When our little party arrived in Calais, it was all I could do to keep from laughing.  The group of Brits traveling with me had often sneered at tourists in London for their exuberant giddiness but the minute they were on foreign soil, they transformed into a bunch of hooligans no different than those they so despised in their own city.  We were on our way to spend Easter in Taizé, an international destination we had been told was possessed of a radiant spiritual energy.  The year was 1972 and the quest for spiritual energy might take a young person anywhere, even to a monastery in the heart of France.

 

I had just turned 20 and was the only American in the van of rowdies.  I had never set foot on the Continent before, but my heart was prepared for what lay ahead, for unlike my compatriots, I took this journey seriously.  I felt quite alone, but surrounded by people, in my pursuit of the Holy Spirit.

 

Through the week that unfolded, I was brought to my knees by the beauty of the pastoral countryside.  But there was more to come – two peak experiences that would change my life forever.

 

First was the morning I literally took the plunge into a stream that flowed alongside our campsite.  Spring was just rousing itself from winter, and on that late March morning, the water looked dark and silvery, fast-moving and mysterious.  Was it safe to jump in?

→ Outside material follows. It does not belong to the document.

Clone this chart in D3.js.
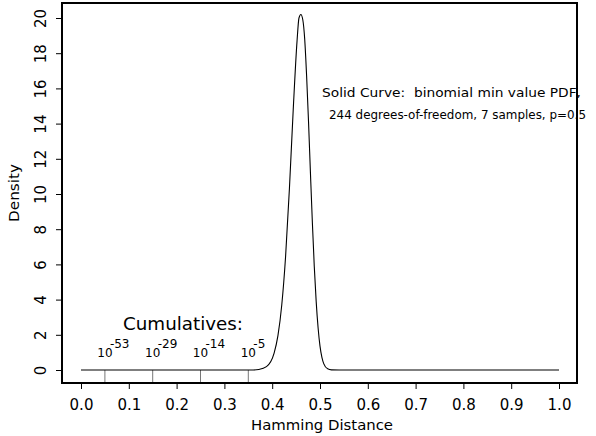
<!DOCTYPE html>
<html><head><meta charset="utf-8">
<script src="https://cdn.jsdelivr.net/npm/d3@7"></script>
<style>body{margin:0;background:#fff}svg{display:block}text{font-family:"DejaVu Sans",sans-serif;fill:#000;white-space:pre}</style>
</head><body>
<svg id="c" width="596" height="436"></svg>
<script>
const xTicks = [0,0.1,0.2,0.3,0.4,0.5,0.6,0.7,0.8,0.9,1.0];
const yTicks = [0,2,4,6,8,10,12,14,16,18,20];
const curveX = [0,0.30,0.36,0.372,0.388,0.404,0.412,0.42,0.428,0.436,0.444,0.452,0.456,0.46,0.464,0.468,0.472,0.476,0.48,0.484,0.488,0.492,0.496,0.5,0.504,0.508,0.516,0.524,0.54,0.6,1.0];
const curveY = [0,0,0,0.03,0.19,0.96,1.95,3.69,6.45,10.3,14.8,18.7,20.0,20.2,19.9,18.8,16.7,14.1,11.2,8.4,5.9,3.9,2.4,1.36,0.72,0.35,0.066,0.009,0,0,0];
const cumX = [0.05,0.15,0.25,0.35];
const cumExp = ["-53","-29","-14","-5"];
const note1 = "Solid Curve:  binomial min value PDF,";
const note2 = "244 degrees-of-freedom, 7 samples, p=0.5";

const svg = d3.select("#c");
const x = d3.scaleLinear().domain([0,1]).range([81,559]);
const y = d3.scaleLinear().domain([0,20]).range([370,18]);
const box = {l:62,t:3,r:577,b:383};

// annotations (under border)
svg.append("text").attr("x",322).attr("y",97).attr("font-size",13).attr("textLength",259).attr("lengthAdjust","spacingAndGlyphs").text(note1);
svg.append("text").attr("x",329).attr("y",119).attr("font-size",11.5).attr("textLength",257).attr("lengthAdjust","spacingAndGlyphs").text(note2);
svg.append("text").attr("x",123).attr("y",330).attr("font-size",17).attr("textLength",120).attr("lengthAdjust","spacingAndGlyphs").text("Cumulatives:");

// cumulative markers
const cg = svg.append("g");
cg.selectAll("line").data(cumX).join("line")
  .attr("x1",d=>x(d)).attr("x2",d=>x(d)).attr("y1",y(0)).attr("y2",box.b)
  .attr("stroke","#777").attr("stroke-width",1);
cumX.forEach((d,i)=>{
  cg.append("text").attr("x",x(d)).attr("y",357).attr("font-size",12).attr("text-anchor","middle").text("10");
  cg.append("text").attr("x",x(d)+5).attr("y",348).attr("font-size",12).text(cumExp[i]);
});

// curve
const pts = curveX.map((d,i)=>[d,curveY[i]]);
svg.append("path").datum(pts)
  .attr("d",d3.line().x(d=>x(d[0])).y(d=>y(d[1])).curve(d3.curveMonotoneX))
  .attr("fill","none").attr("stroke","#000").attr("stroke-width",1.1);

// border
svg.append("rect").attr("x",box.l).attr("y",box.t).attr("width",box.r-box.l).attr("height",box.b-box.t)
  .attr("fill","none").attr("stroke","#000").attr("stroke-width",2);

// x axis
const xa = svg.append("g").attr("transform",`translate(0,${box.b})`)
  .call(d3.axisBottom(x).tickValues(xTicks).tickFormat(d3.format(".1f")).tickSize(6).tickSizeOuter(0));
xa.select(".domain").remove();
xa.selectAll("text").attr("font-size",15).attr("font-family","DejaVu Sans, sans-serif").attr("dy","0").attr("y",27);
svg.append("text").attr("x",322).attr("y",430).attr("font-size",14).attr("text-anchor","middle").attr("textLength",142).attr("lengthAdjust","spacingAndGlyphs").text("Hamming Distance");

// y axis
const ya = svg.append("g").attr("transform",`translate(${box.l},0)`)
  .call(d3.axisLeft(y).tickValues(yTicks).tickSize(6).tickSizeOuter(0));
ya.select(".domain").remove();
ya.selectAll("text").attr("font-size",15).attr("font-family","DejaVu Sans, sans-serif")
  .attr("text-anchor","middle").attr("x",0).attr("dy",0)
  .attr("transform","translate(-16,0) rotate(-90)");
svg.append("text").attr("transform","translate(19,193) rotate(-90)").attr("font-size",14).attr("text-anchor","middle").attr("textLength",58).attr("lengthAdjust","spacingAndGlyphs").text("Density");
</script>
</body></html>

Would I be swept away? Would I sink like a stone? I could not answer to any of these questions, but I was young and did not care.  My inner life was moving as swiftly as the water.  With a great war cry, I jumped in.

 

I will never forget the shock of the cold as it enveloped me.  I felt needles of pain all over my body as I broke through the surface, desperately gasping for air.  But at the same time, I felt exhilarated, ecstatic, bursting with joy!  That moment has stayed with me as a reminder that to be truly alive is to take risks, and to feel assaulted and embraced by the world at the same time.

 

Second, there was the sunrise Easter service itself, which led into a mad line dance snaking in and out of a massive tent.  Young people from all over the world made a chain and sang together as we danced.  The miracle was in the way the words we were chanting morphed from one language to another.  What began as “Laudato si, O mi Signore” changed and changed again as half-heard words were translated into something familiar as the chant moved across the field.  “Lord let me see,” I heard the English singing — but the French, the Spaniards, the Germans, the Poles, the Greeks, each echoed the Italian with something distinctly different, something that made sense in their own tongue.  As I danced, I felt Christ’s message spread around the world, across time and space and nations, with the unique imprint of each singer upon it.  It was only years later that I understood that we had all, in our own way, been singing St. Francis’s “Canticle of the Sun”.